- Film poster
- Serbian: 250 степеника
- Directed by: Vladimir Pajić; Vladimir Kurćubić;
- Written by: Vladimir Pajić
- Produced by: Radovan Maksimović
- Cinematography: Pavle Ilić
- Edited by: Vladimir Kurćubić
- Music by: Mladen Pecović
- Production company: PGM Network
- Release date: 25 September 2017 (Serbia);
- Running time: 58 minutes
- Country: Serbia
- Languages: Serbian; Croatian;

= 250 Steps =

2017 Serbian documentary film

250 Steps (250 степеника) is a 2017 Serbian documentary film which details how the Yugoslavia men's national under-19 basketball team won the 1987 FIBA Under-19 World Championship in Bormio, Italy.
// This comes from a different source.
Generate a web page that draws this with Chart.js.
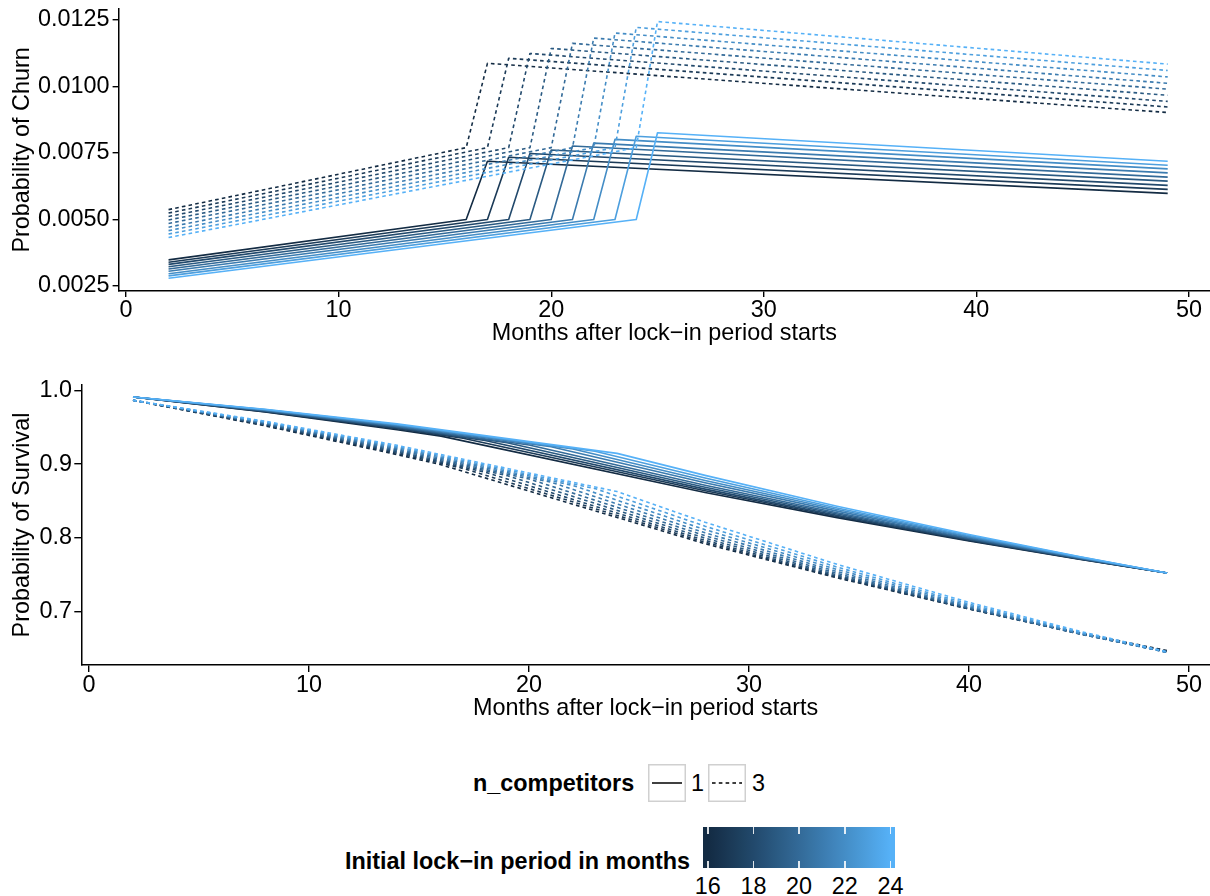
<!DOCTYPE html>
<html>
<head>
<meta charset="utf-8">
<script src="https://cdn.jsdelivr.net/npm/chart.js@4.4.1/dist/chart.umd.min.js"></script>
<style>
  html, body { margin: 0; padding: 0; background: #fff; }
  body { width: 1210px; height: 896px; position: relative; overflow: hidden;
         font-family: "Liberation Sans", Arial, Helvetica, sans-serif; }
  canvas { position: absolute; left: 0; }
  #churnChart { top: 0; }
  #survChart { top: 350px; }
  .txt { position: absolute; font-size: 23.4px; line-height: 23px; height: 23px; white-space: nowrap; color: #000; }
  .bold { font-weight: bold; }
  .key { position: absolute; }
  #bar { position: absolute; left: 703px; top: 827px; width: 192px; height: 41px; }
  .btick { position: absolute; width: 1.5px; height: 7px; background: rgba(255,255,255,0.85); }
</style>
</head>
<body>
<canvas id="churnChart" width="1210" height="350"></canvas>
<canvas id="survChart" width="1210" height="380"></canvas>
<div id="legend"></div>
<script>
// ---- data ---------------------------------------------------------------
const lockIn = [16, 17, 18, 19, 20, 21, 22, 23, 24];      // initial lock-in period (months)
const competitors = [1, 3];                                // n_competitors
const firstMonth = 2;
const lastMonth = 49;
const xTicks = [0, 10, 20, 30, 40, 50];
const churnTicks = [0.0025, 0.0050, 0.0075, 0.0100, 0.0125];
const survTicks = [0.7, 0.8, 0.9, 1.0];
const barLabels = [16, 18, 20, 22, 24];

// monthly churn probability, one competitor (per lock-in period)
const churnStart1   = [0.00348, 0.00339, 0.00331, 0.00322, 0.00314, 0.00305, 0.00296, 0.00288, 0.00279];
const churnLockEnd1 = [0.00500, 0.00500, 0.00500, 0.00500, 0.00500, 0.00500, 0.00500, 0.00500, 0.00500];
const churnAfter1   = [0.00719, 0.00734, 0.00748, 0.00761, 0.00776, 0.00787, 0.00801, 0.00813, 0.00826];
const churnEnd1     = [0.00598, 0.00613, 0.00628, 0.00644, 0.00659, 0.00675, 0.00690, 0.00704, 0.00719];
// monthly churn probability, three competitors
const churnStart3   = [0.00537, 0.00524, 0.00511, 0.00498, 0.00485, 0.00471, 0.00458, 0.00445, 0.00432];
const churnLockEnd3 = [0.00770, 0.00770, 0.00770, 0.00770, 0.00770, 0.00770, 0.00770, 0.00770, 0.00770];
const churnAfter3   = [0.01087, 0.01106, 0.01124, 0.01143, 0.01162, 0.01182, 0.01201, 0.01222, 0.01244];
const churnEnd3     = [0.00902, 0.00923, 0.00944, 0.00967, 0.00990, 0.01012, 0.01036, 0.01060, 0.01084];

// survival probability: months 2, 8, 14, end of lock-in, 28, 34, 40, 45, 49
const survBefore = [2, 8, 14];
const survAfter = [28, 34, 40, 45, 49];
const survival1 = [
  [0.9910, 0.9706, 0.9467, 0.9380, 0.8617, 0.8276, 0.7959, 0.7713, 0.7526],
  [0.9910, 0.9711, 0.9479, 0.9350, 0.8639, 0.8290, 0.7967, 0.7716, 0.7526],
  [0.9910, 0.9717, 0.9490, 0.9320, 0.8662, 0.8306, 0.7976, 0.7720, 0.7526],
  [0.9910, 0.9721, 0.9500, 0.9290, 0.8688, 0.8324, 0.7986, 0.7724, 0.7526],
  [0.9910, 0.9726, 0.9509, 0.9260, 0.8715, 0.8341, 0.7996, 0.7728, 0.7526],
  [0.9910, 0.9732, 0.9521, 0.9235, 0.8748, 0.8364, 0.8009, 0.7734, 0.7526],
  [0.9910, 0.9736, 0.9530, 0.9205, 0.8779, 0.8385, 0.8021, 0.7739, 0.7526],
  [0.9910, 0.9740, 0.9538, 0.9175, 0.8812, 0.8407, 0.8033, 0.7744, 0.7526],
  [0.9910, 0.9744, 0.9546, 0.9146, 0.8848, 0.8431, 0.8047, 0.7749, 0.7526]
];
const survival3 = [
  [0.9865, 0.9519, 0.9130, 0.8992, 0.7922, 0.7460, 0.7039, 0.6716, 0.6476],
  [0.9865, 0.9527, 0.9146, 0.8942, 0.7943, 0.7469, 0.7038, 0.6708, 0.6463],
  [0.9865, 0.9535, 0.9162, 0.8892, 0.7968, 0.7482, 0.7041, 0.6704, 0.6460],
  [0.9865, 0.9542, 0.9177, 0.8845, 0.7998, 0.7499, 0.7047, 0.6702, 0.6455],
  [0.9865, 0.9550, 0.9193, 0.8799, 0.8032, 0.7520, 0.7056, 0.6703, 0.6452],
  [0.9865, 0.9559, 0.9209, 0.8755, 0.8070, 0.7545, 0.7070, 0.6708, 0.6450],
  [0.9865, 0.9566, 0.9225, 0.8711, 0.8113, 0.7574, 0.7086, 0.6715, 0.6452],
  [0.9865, 0.9574, 0.9240, 0.8669, 0.8160, 0.7606, 0.7105, 0.6725, 0.6455],
  [0.9865, 0.9582, 0.9255, 0.8629, 0.8213, 0.7643, 0.7128, 0.6739, 0.6460]
];

// ---- colour scale (dark navy -> light blue, blended in CIELAB) -----------
const LOW = '#132B43', HIGH = '#56B1F7';
function hexRgb(h) { return [1, 3, 5].map(i => parseInt(h.substr(i, 2), 16)); }
function toLin(c) { c /= 255; return c <= 0.04045 ? c / 12.92 : Math.pow((c + 0.055) / 1.055, 2.4); }
function fromLin(c) {
  const v = c <= 0.0031308 ? 12.92 * c : 1.055 * Math.pow(c, 1 / 2.4) - 0.055;
  return Math.round(Math.max(0, Math.min(1, v)) * 255);
}
function rgbLab(rgb) {
  const [R, G, B] = rgb.map(toLin);
  const X = (0.4124564 * R + 0.3575761 * G + 0.1804375 * B) / 0.95047;
  const Y = (0.2126729 * R + 0.7151522 * G + 0.0721750 * B);
  const Z = (0.0193339 * R + 0.1191920 * G + 0.9503041 * B) / 1.08883;
  const f = t => t > 216 / 24389 ? Math.cbrt(t) : (24389 / 27 * t + 16) / 116;
  const fx = f(X), fy = f(Y), fz = f(Z);
  return [116 * fy - 16, 500 * (fx - fy), 200 * (fy - fz)];
}
function labRgb([L, a, b]) {
  const fy = (L + 16) / 116, fx = fy + a / 500, fz = fy - b / 200;
  const inv = t => t * t * t > 216 / 24389 ? t * t * t : (116 * t - 16) / (24389 / 27);
  const X = inv(fx) * 0.95047, Y = inv(fy), Z = inv(fz) * 1.08883;
  const R = 3.2404542 * X - 1.5371385 * Y - 0.4985314 * Z;
  const G = -0.9692660 * X + 1.8760108 * Y + 0.0415560 * Z;
  const B = 0.0556434 * X - 0.2040259 * Y + 1.0572252 * Z;
  return [fromLin(R), fromLin(G), fromLin(B)];
}
const labLow = rgbLab(hexRgb(LOW)), labHigh = rgbLab(hexRgb(HIGH));
function lockColour(L) {
  const t = Math.max(0, Math.min(1, (L - lockIn[0]) / (lockIn[lockIn.length - 1] - lockIn[0])));
  const lab = labLow.map((v, i) => v + (labHigh[i] - v) * t);
  const [r, g, b] = labRgb(lab);
  return `rgb(${r},${g},${b})`;
}

// ---- datasets -----------------------------------------------------------
const LINE_W = 1.6;
const DASH = [3.6, 3.2];
function lineSet(points, L, nComp) {
  return {
    data: points,
    borderColor: lockColour(L),
    borderWidth: LINE_W,
    borderDash: nComp === 1 ? [] : DASH,
    pointRadius: 0,
    fill: false,
    order: lockIn[lockIn.length - 1] - L   // longer lock-in drawn on top
  };
}

const churnSets = [];
const survSets = [];
competitors.forEach(nComp => {
  const cs = nComp === 1 ? [churnStart1, churnLockEnd1, churnAfter1, churnEnd1]
                         : [churnStart3, churnLockEnd3, churnAfter3, churnEnd3];
  const sv = nComp === 1 ? survival1 : survival3;
  lockIn.forEach((L, i) => {
    const cm = [firstMonth, L, L + 1, lastMonth];
    churnSets.push(lineSet(cm.map((m, k) => ({ x: m, y: cs[k][i] })), L, nComp));
    const sm = [...survBefore, L, ...survAfter];
    survSets.push(lineSet(sm.map((m, k) => ({ x: m, y: sv[i][k] })), L, nComp));
  });
});

// ---- charts -------------------------------------------------------------
const FONT = '"Liberation Sans", Arial, Helvetica, sans-serif';
Chart.defaults.font.family = FONT;
Chart.defaults.font.size = 23.4;
Chart.defaults.color = '#000';

function makeChart(id, cfg) {
  return new Chart(document.getElementById(id), {
    type: 'line',
    data: { datasets: cfg.datasets },
    options: {
      responsive: false,
      animation: false,
      devicePixelRatio: 1,
      layout: { padding: { top: cfg.padTop, left: 0, right: 0, bottom: 0 } },
      plugins: { legend: { display: false }, tooltip: { enabled: false } },
      elements: { line: { tension: 0, borderCapStyle: 'butt', borderJoinStyle: 'round' } },
      scales: {
        x: {
          type: 'linear',
          min: cfg.xMin, max: cfg.xMax,
          afterBuildTicks: s => { s.ticks = xTicks.map(v => ({ value: v })); },
          afterFit: s => { s.height = cfg.xAxisH; s.paddingLeft = 0; s.paddingRight = 0; },
          grid: { drawOnChartArea: false, drawTicks: true, tickLength: cfg.tickX, color: '#000', lineWidth: 1.4 },
          border: { display: true, color: '#000', width: 1.5 },
          ticks: { padding: cfg.xTickPad, maxRotation: 0, autoSkip: false, color: '#000',
                   callback: v => String(v) },
          title: { display: true, text: 'Months after lock\u2212in period starts', color: '#000',
                   padding: { top: 0, bottom: cfg.xTitlePad } }
        },
        y: {
          type: 'linear',
          min: cfg.yMin, max: cfg.yMax,
          afterBuildTicks: s => { s.ticks = cfg.yTicks.map(v => ({ value: v })); },
          afterFit: s => { s.width = cfg.yAxisW; s.paddingTop = 0; s.paddingBottom = 0; },
          grid: { drawOnChartArea: false, drawTicks: true, tickLength: cfg.tickY, color: '#000', lineWidth: 1.4 },
          border: { display: true, color: '#000', width: 1.5 },
          ticks: { padding: cfg.yTickPad, color: '#000', callback: v => v.toFixed(cfg.decimals) },
          title: { display: true, text: cfg.yTitle, color: '#000', padding: { top: 9, bottom: 0 } }
        }
      }
    }
  });
}

makeChart('churnChart', {
  datasets: churnSets,
  padTop: 8.8,
  xMin: -0.35, xMax: 50.99, xAxisH: 59, tickX: 6, xTickPad: -0.5, xTitlePad: 2,
  yMin: 0.00231, yMax: 0.01292, yTicks: churnTicks, yAxisW: 118.6, tickY: 6, yTickPad: 3,
  decimals: 4, yTitle: 'Probability of Churn'
});

makeChart('survChart', {
  datasets: survSets,
  padTop: 35,
  xMin: -0.35, xMax: 50.95, xAxisH: 65, tickX: 7, xTickPad: -0.5, xTitlePad: 7,
  yMin: 0.628, yMax: 1.0072, yTicks: survTicks, yAxisW: 81.3, tickY: 7, yTickPad: 2.3,
  decimals: 1, yTitle: 'Probability of Survival'
});

// ---- legends ------------------------------------------------------------
const legend = document.getElementById('legend');
function addText(text, left, top, bold) {
  const d = document.createElement('div');
  d.className = 'txt' + (bold ? ' bold' : '');
  d.textContent = text;
  d.style.left = left + 'px';
  d.style.top = top + 'px';
  legend.appendChild(d);
  return d;
}
const SVGNS = 'http://www.w3.org/2000/svg';
function addKey(left, top, dashed) {
  const s = document.createElementNS(SVGNS, 'svg');
  s.setAttribute('class', 'key');
  s.setAttribute('width', 38); s.setAttribute('height', 38);
  s.style.left = left + 'px'; s.style.top = top + 'px';
  const r = document.createElementNS(SVGNS, 'rect');
  r.setAttribute('x', 0.75); r.setAttribute('y', 0.75);
  r.setAttribute('width', 36.5); r.setAttribute('height', 36.5);
  r.setAttribute('fill', '#fff'); r.setAttribute('stroke', '#d0d0d0'); r.setAttribute('stroke-width', 1.5);
  s.appendChild(r);
  const l = document.createElementNS(SVGNS, 'line');
  l.setAttribute('x1', 4); l.setAttribute('x2', 34); l.setAttribute('y1', 19); l.setAttribute('y2', 19);
  l.setAttribute('stroke', '#000'); l.setAttribute('stroke-width', 1.5);
  if (dashed) l.setAttribute('stroke-dasharray', DASH.join(' '));
  s.appendChild(l);
  legend.appendChild(s);
}

addText('n_competitors', 473, 771.5, true);
const keyLeft = [648, 708];
const keyLabelLeft = [691, 752];
competitors.forEach((n, i) => {
  addKey(keyLeft[i], 764, n !== 1);
  addText(String(n), keyLabelLeft[i], 772, false);
});

addText('Initial lock\u2212in period in months', 345, 849.5, true);

// colour bar
const bar = document.createElement('div');
bar.id = 'bar';
const BAR_W = 192, TICK0 = 4.8, TICK1 = 187.4;
const barPos = L => TICK0 + (L - lockIn[0]) / (lockIn[lockIn.length - 1] - lockIn[0]) * (TICK1 - TICK0);
const stops = [`${lockColour(lockIn[0])} 0px`];
for (let k = 0; k <= 16; k++) {
  const L = lockIn[0] + k * 0.5;
  stops.push(`${lockColour(L)} ${barPos(L).toFixed(2)}px`);
}
stops.push(`${lockColour(lockIn[lockIn.length - 1])} ${BAR_W}px`);
bar.style.background = `linear-gradient(to right, ${stops.join(', ')})`;
barLabels.forEach(v => {
  const x = barPos(v) - 0.75;
  [0, 34].forEach(t => {
    const tk = document.createElement('div');
    tk.className = 'btick';
    tk.style.left = x + 'px';
    tk.style.top = t + 'px';
    bar.appendChild(tk);
  });
});
legend.appendChild(bar);
barLabels.forEach(v => {
  const d = addText(String(v), 0, 875, false);
  const w = d.getBoundingClientRect().width;
  d.style.left = (703 + barPos(v) - w / 2) + 'px';
});
</script>
</body>
</html>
Created by Vladimir Pajić, the film was released on 25 September 2017 in Belgrade, Serbia.

== Cast ==
- Svetislav Pešić, a head coach
- Zoran Kalpić, a roster member
- Luka Pavićević, a roster member
- Nebojša Ilić, a roster member
- Toni Kukoč, a roster member
- Miroslav Pecarski, a roster member
- Teoman Alibegović, a roster member
- Aleksandar Đorđević, a roster member and the team captain
- Samir Avdić, a roster member
- Vlade Divac, a roster member
- Radenko Dobraš, a roster member
- Dino Rađa, a roster member
- Slaviša Koprivica, a roster member
- Marko Pešić, son of Svetislav Pešić. He was 11 at that time.
- Milivoje Karalejić, strength and conditioning coach
- Ljubiša Dmitrović

== Release ==
On 30 October 2019, the film was released on its YouTube channel.